Las Vegas has suffered a few setbacks lately in its efforts to become the sustainable energy capital of the universe, but it got a big boost Tuesday, a little more than a month before the National Clean Energy Summit.
Senate Majority Leader Harry Reid joined Mandalay Bay President Chuck Bowling and Interior Secretary Sally Jewell to announce that the Mandalay Bay Conference and Convention Center -- one of the biggest in Las Vegas, and thus, the world -- would be installing solar photovoltaic on its roof. The system should generate enough electricity to power 1,000 homes, about 20 percent of Mandalay Bay’s power demand. It will cover about 20 acres.
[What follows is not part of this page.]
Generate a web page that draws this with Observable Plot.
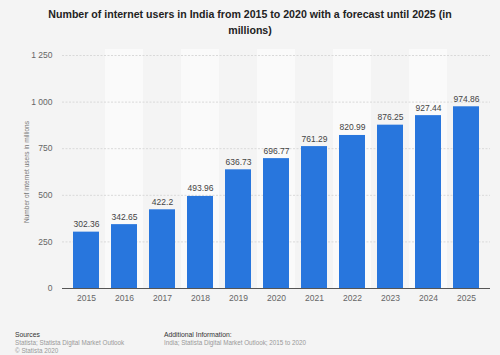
<!DOCTYPE html>
<html>
<head>
<meta charset="utf-8">
<script src="https://cdn.jsdelivr.net/npm/d3@7"></script>
<script src="https://cdn.jsdelivr.net/npm/@observablehq/plot@0.6"></script>
<style>
  html, body { margin: 0; padding: 0; background: #f4f4f4; width: 500px; height: 355px; overflow: hidden; font-family: "Liberation Sans", Arial, sans-serif; }
  #title { position: absolute; top: 6px; left: 0; width: 500px; text-align: center; font-weight: bold; font-size: 10.6px; line-height: 16px; color: #222; }
  #chart { position: absolute; top: 40px; left: 0; }
  #chart svg { color: #666; }
  #chart g[aria-label="y-axis label"] text { font-size: 6.5px; fill: #777; }
  .foot { position: absolute; top: 331px; font-size: 6.3px; line-height: 8px; color: #999; }
  .foot b { font-weight: normal; color: #333; font-size: 6.8px; }
</style>
</head>
<body>
<div id="title">Number of internet users in India from 2015 to 2020 with a forecast until 2025 (in<br>millions)</div>
<div id="chart"></div>
<div class="foot" style="left:15px"><b>Sources</b><br>Statista; Statista Digital Market Outlook<br>© Statista 2020</div>
<div class="foot" style="left:164px"><b>Additional Information:</b><br>India; Statista Digital Market Outlook; 2015 to 2020</div>
<script>
const years = ["2015","2016","2017","2018","2019","2020","2021","2022","2023","2024","2025"];
const users = [302.36, 342.65, 422.2, 493.96, 636.73, 696.77, 761.29, 820.99, 876.25, 927.44, 974.86];
const yTicks = [0, 250, 500, 750, 1000, 1250];
const yLabel = "Number of internet users in millions";

const data = years.map((y, i) => ({year: y, value: users[i]}));
const stripes = years.filter((y, i) => i % 2 === 1).map(y => ({year: y}));
const fmt = d => d3.format(",")(d).replace(/,/g, " ");

const chart = Plot.plot({
  width: 500,
  height: 280,
  marginTop: 15,
  marginBottom: 32,
  marginLeft: 62,
  marginRight: 10,
  style: {fontFamily: "'Liberation Sans', Arial, sans-serif", fontSize: "8.5px", background: "transparent"},
  x: {domain: years, padding: 0, label: null},
  y: {domain: [0, 1250], label: null},
  marks: [
    Plot.barY(stripes, {x: "year", y1: 0, y2: 1250, fill: "#fafafa", insetTop: -6}),
    Plot.ruleY(yTicks.filter(d => d > 0), {stroke: "#d9d9d9", strokeDasharray: "2,1.5"}),
    Plot.barY(data, {x: "year", y: "value", fill: "#2876dd", insetLeft: 6, insetRight: 6}),
    Plot.text(data, {x: "year", y: "value", text: d => String(d.value), lineAnchor: "bottom", dy: -5, fill: "#444", fontSize: 8.5}),
    Plot.ruleY([0], {stroke: "#555", strokeWidth: 1}),
    Plot.axisY({ticks: yTicks, tickFormat: fmt, tickSize: 0, tickPadding: 10, label: yLabel, labelAnchor: "center", labelArrow: "none", labelOffset: 38}),
    Plot.axisX({tickSize: 0, tickPadding: 6, label: null})
  ]
});
document.getElementById("chart").appendChild(chart);
</script>
</body>
</html>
Mandalay Bay, which is owned by MGM Resorts International, has scheduled the installation to go forward while the conference center roof is replaced. The work, with contractor NRG Energy, should create 1,000 construction jobs, Reid said at the Tuesday press conference.
“We’ve made progress but not nearly enough,” Reid said. “This is a good day for Nevada and for the country.”
Jewell noted that Las Vegas is “a city that is not viewed as a low consumer of electricity, I think that’s fair to say,” an understatement considering the proximity to the earth’s brightest night light next door at the MGM’s Luxor.
The National Clean Energy Summit 6.0 is scheduled for Aug. 13 at Mandalay Bay.